Le Premier ministre haïtien Ariel Henry a dénoncé, lundi 3 janvier, dans un entretien à l’Agence France-Presse (AFP), une tentative d’assassinat contre sa personne, lors des célébrations de la fête nationale organisées samedi dans la ville des Gonaïves. « On a tenté quelque chose contre moi, personnellement », a affirmé le chef du gouvernement haïtien, qui dit se sentir « dans la ligne de mire des gens ». Ariel Henry assure de fait la gestion des affaires courantes depuis l’assassinat du président Jovenel Moïse par un commando armé le 7 juillet.

Des affrontements entre la police et des groupes armés ont éclaté samedi lors des célébrations de la fête nationale aux Gonaïves, à 150 km au nord de la capitale Port-au-Prince. Sous des rafales de tirs d’armes à feu, Ariel Henry et les officiels présents ont été contraints de fuir précipitamment la ville où la déclaration d’indépendance d’Haïti a été signée, le 1er janvier 1804. Sur des photos transmises à l’AFP par son bureau, un impact de balle est visible sur le pare-brise du véhicule blindé du premier ministre.
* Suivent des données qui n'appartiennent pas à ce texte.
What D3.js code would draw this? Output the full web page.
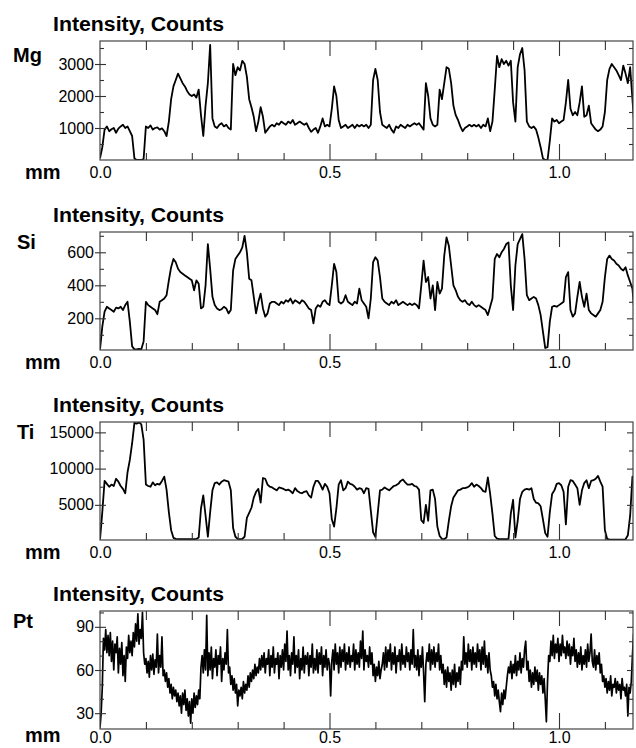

De l’argent en échange d’une visite sans attaque
Fin décembre, des groupes de citoyens et membres de bandes armées des Gonaïves, troisième plus grande ville d’Haïti, avaient violemment exprimé leur opposition à la venue du Premier ministre. « Je savais que je courais ce risque », a confirmé Ariel Henry. « On ne peut pas accepter que des bandits de quelque milieu qu’ils soient, pour des raisons bassement pécuniaires, veuillent faire du chantage à l’Etat », a-t-il ajouté, précisant que des membres de gangs ont demandé de l’argent en échange d’une visite sans attaque aux Gonaïves.

L’assassinat, il y a six mois, du président haïtien dans sa résidence privée a amplifié la profonde crise politique dans laquelle le pays de la Caraïbe est englué depuis des années. Si plusieurs citoyens haïtiens, deux Américains d’origine haïtienne et une quinzaine de ressortissants colombiens, présumés impliqués dans le meurtre de Jovenel Moïse, sont incarcérés à la prison de Port-au-Prince depuis cet été, l’enquête sur l’attentat contre le chef de l’Etat ne montre aucun signe de progrès. Faute de preuves suffisantes, l’un des suspects, arrêté en octobre en Jamaïque, va être renvoyé en Colombie, ont rapporté, samedi, les médias jamaïcains.

Une demande de soutien international
Sans parlement fonctionnel depuis deux ans et avec un pouvoir judiciaire paralysé par le manque de juges à la plus haute cour du pays, Haïti s’enfonce dans une crise de gouvernance qui aggrave la pauvreté déjà endémique. La mainmise grandissante des gangs sur le territoire national mine les espoirs d’amélioration des conditions de vie de la population, victime des enlèvements crapuleux commis quotidiennement par les bandes armées. Au moins 950 enlèvements ont été recensés en Haïti en 2021, selon le Centre d’analyse et de recherche en droits humains, organisation basée à Port-au-Prince.

Deux ans après le départ des derniers policiers des Nations unies du pays, le Premier ministre assure que les forces nationales sont à même de restaurer la sécurité. « Jusqu’à présent, je n’ai jamais demandé de troupes étrangères », avance Ariel Henry, demandant à la communauté internationale un soutien en formation « et éventuellement en matériel ». « Avec nos hommes, avec la police, nous allons y arriver, nous devons y arriver » a-t-il conclu. Sous-équipée face à des gangs disposant d’un arsenal de guerre, la police haïtienne fait face à un manque de personnel, nombre d’agents ayant abandonné leur poste pour chercher un avenir meilleur à l’étranger.